NCPA - National Center for Policy Analysis


December 31, 2008

The linchpin of Obama's strategy is a tax cut for the "95 percent" of taxpayers who earns less than $250,000 a year.  In itself, cutting taxes on the middle class isn't a bad idea.  It just won't do what Obama thinks it will.

To "create or save" the 3 million jobs he intends to, Obama must instead focus on the unpopular but necessary job of lowering the burden on those taxpayers who create jobs and spur economic output -- the nation's entrepreneurs.  But most of them are in the top 5 percent of earners -- those whom Obama would cut out of any tax reduction.  This is class warfare with no real underlying economic rationale.

If Obama is serious, he should:

  • Cut corporate tax rates. U.S. businesses pay a top rate of 35 percent on income, which rises to 40 percent when state taxes are added. The average corporate tax in Europe is 24.2 percent, so it is no surprise that many successful corporations are moving abroad.
  • Slash capital gains tax rates. A recent report from Ernst & Young found that U.S. capital gains taxes are already higher than in more than half of the world's top-performing economies.

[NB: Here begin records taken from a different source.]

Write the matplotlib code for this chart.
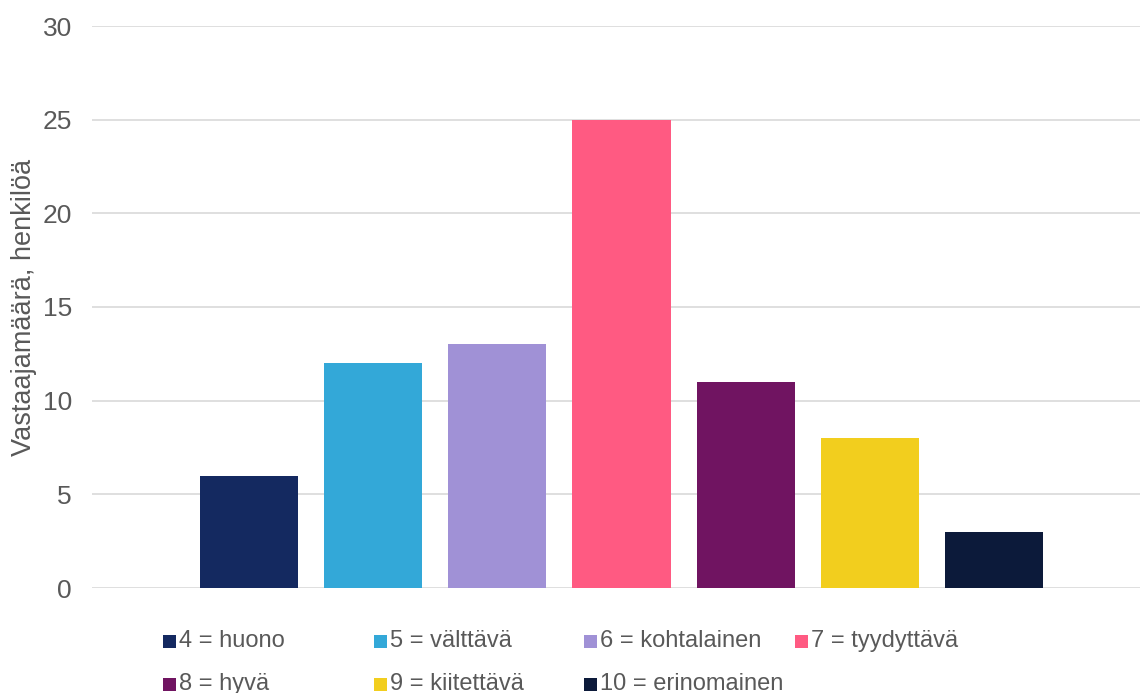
import matplotlib
matplotlib.use("Agg")
import matplotlib.pyplot as plt
from matplotlib.patches import Rectangle

categories = ["4 = huono", "5 = välttävä", "6 = kohtalainen", "7 = tyydyttävä",
              "8 = hyvä", "9 = kiitettävä", "10 = erinomainen"]
values = [6, 12, 13, 25, 11, 8, 3]
colors = ["#142960", "#33A8D8", "#A091D6", "#FF5A82", "#701461", "#F2CE1E", "#0C1A3A"]
yticks = [0, 5, 10, 15, 20, 25, 30]
ylabel = "Vastaajamäärä, henkilöä"

plt.rcParams['font.family'] = ['Liberation Sans', 'DejaVu Sans']
FS = 17
W, H = 1142, 693
fig = plt.figure(figsize=(W / 100, H / 100), dpi=100)
ax = fig.add_axes([92 / W, 1 - 588 / H, (1140 - 92) / W, (588 - 26) / H])

x = list(range(len(values)))
ax.bar(x, values, width=0.79, color=colors, zorder=3)
ax.set_xlim(-1.264, 7.175)
ax.set_ylim(0, 30)
ax.set_yticks(yticks)
ax.set_yticklabels([str(t) for t in yticks], fontsize=19, color="#595959")
ax.set_xticks([])
ax.tick_params(axis='y', length=0, pad=14.4)
ax.grid(axis='y', color="#D9D9D9", linewidth=1.2, zorder=0)
for s in ax.spines.values():
    s.set_visible(False)
ax.set_ylabel(ylabel, fontsize=19.5, color="#595959")
ax.yaxis.set_label_coords((37 - 92) / (1140 - 92), (588 - 307) / (588 - 26))

# legend: 4 columns, 2 rows
col_x = [163, 374, 584, 795]
row_y = [641, 684]
sq = 13
for i, (lab, c) in enumerate(zip(categories, colors)):
    r, k = divmod(i, 4)
    px, py = col_x[k], row_y[r]
    fig.patches.append(Rectangle((px / W, 1 - (py + sq / 2) / H), sq / W, sq / H,
                                 transform=fig.transFigure, facecolor=c, edgecolor='none'))
    fig.text((px + sq + 3) / W, 1 - py / H, lab, fontsize=FS, color="#595959",
             ha='left', va='center')

fig.savefig("out.png", dpi=100)
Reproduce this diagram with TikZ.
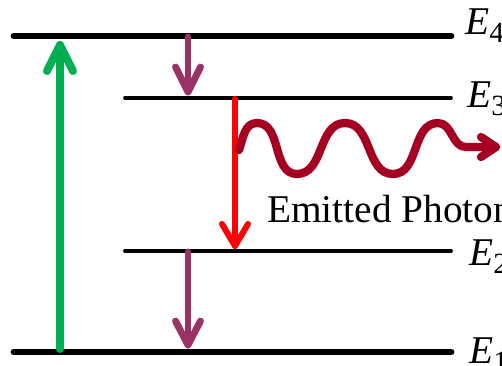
\documentclass[tikz,border=0pt]{standalone}
\usepackage{fontspec}
\setmainfont{Liberation Serif}
\usetikzlibrary{calc}
\definecolor{lvgreen}{RGB}{0,176,80}
\definecolor{lvpurple}{RGB}{153,51,102}
\definecolor{lvred}{RGB}{255,0,0}
\definecolor{lvwave}{RGB}{165,0,33}
\newcommand{\lvlab}[1]{\textit{E}\raisebox{-6pt}{\fontsize{22}{22}\selectfont #1}}
\tikzset{
  levelthick/.style={line width=5.2pt, line cap=round, black},
  levelthin/.style={line width=2.9pt, line cap=round, black},
  greenarr/.style={line width=6pt, lvgreen, line cap=round, line join=round},
  purparr/.style={line width=5.2pt, lvpurple, line cap=round, line join=round},
  redarr/.style={line width=4.5pt, lvred, line cap=round, line join=round},
  wavearr/.style={line width=6.2pt, lvwave, line cap=round, line join=round},
  lab/.style={font=\fontsize{29.5}{30}\selectfont, inner sep=0pt, anchor=base west},
}
\begin{document}
\begin{tikzpicture}[x=0.75pt, y=-0.75pt]
\useasboundingbox (0,0) rectangle (502,365);
\clip (0,0) rectangle (502,365);
% levels
\coordinate (e4l) at (14,36);  \coordinate (e4r) at (451,36);
\coordinate (e3l) at (125,98); \coordinate (e3r) at (451,98);
\coordinate (e2l) at (125,251);\coordinate (e2r) at (451,251);
\coordinate (e1l) at (14,352); \coordinate (e1r) at (451,352);
\draw[levelthick] (e4l) -- (e4r);
\draw[levelthin] (e3l) -- (e3r);
\draw[levelthin] (e2l) -- (e2r);
\draw[levelthick] (e1l) -- (e1r);
% labels
\node[lab] (l4) at (465,34) {\lvlab{4}};
\node[lab] (l3) at (467,107) {\lvlab{3}};
\node[lab] (l2) at (469,265) {\lvlab{2}};
\node[lab] (l1) at (469,363) {\lvlab{1}};
% green absorption arrow
\coordinate (g0) at (60,349); \coordinate (g1) at (60,45);
\draw[greenarr] (g0) -- (g1);
\draw[greenarr] ($(g1)+(-13,26)$) -- (g1) -- ($(g1)+(13,26)$);
% purple top
\coordinate (p0) at (188,37); \coordinate (p1) at (188,92);
\draw[purparr] (p0) -- (p1);
\draw[purparr] ($(p1)+(-12.5,-25)$) -- (p1) -- ($(p1)+(12.5,-25)$);
% red
\coordinate (r0) at (235,99); \coordinate (r1) at (235,246);
\draw[redarr] (r0) -- (r1);
\draw[redarr] ($(r1)+(-13,-22)$) -- (r1) -- ($(r1)+(13,-22)$);
% purple bottom
\coordinate (q0) at (188,252); \coordinate (q1) at (188,345);
\draw[purparr] (q0) -- (q1);
\draw[purparr] ($(q1)+(-12.5,-24)$) -- (q1) -- ($(q1)+(12.5,-24)$);
% wave
\coordinate (w0) at (239,150);
\coordinate (w1) at (496,147);
\draw[wavearr] (w0) to[out=70,in=180] (257,123) to[out=0,in=180] (297,174)
  to[out=0,in=180] (345,123) to[out=0,in=180] (393,174) to[out=0,in=180] (438,123)
  to[out=0,in=180] (466,147) -- (w1);
\draw[wavearr] ($(w1)+(-15,-10)$) -- (w1) -- ($(w1)+(-15,10)$);
% text
\node[lab] (ph) at (267,222) {Emitted Photon};
\end{tikzpicture}
\end{document}
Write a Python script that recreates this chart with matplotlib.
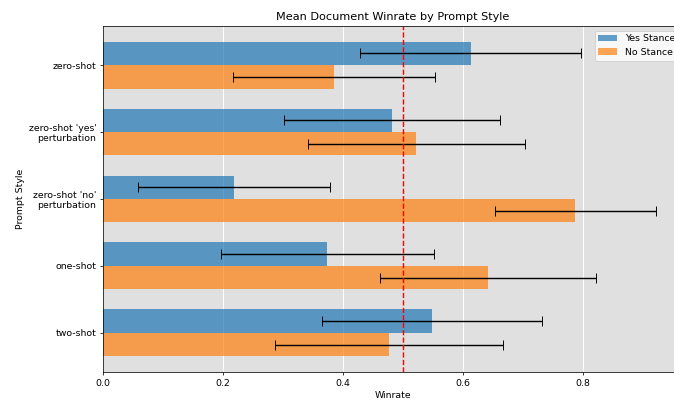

Raising them would only make us less competitive.
  • Not raise taxes on the rich. Those with incomes over $250,000 a year are the most likely to save and invest, and they already pay 48 percent of all taxes.
  • End the death tax. This is a deadweight tax that raises little income but costs a lot.

If Obama wants to be more than a one-term president, he should keep entrepreneurs front and center in any recovery plans he unveils.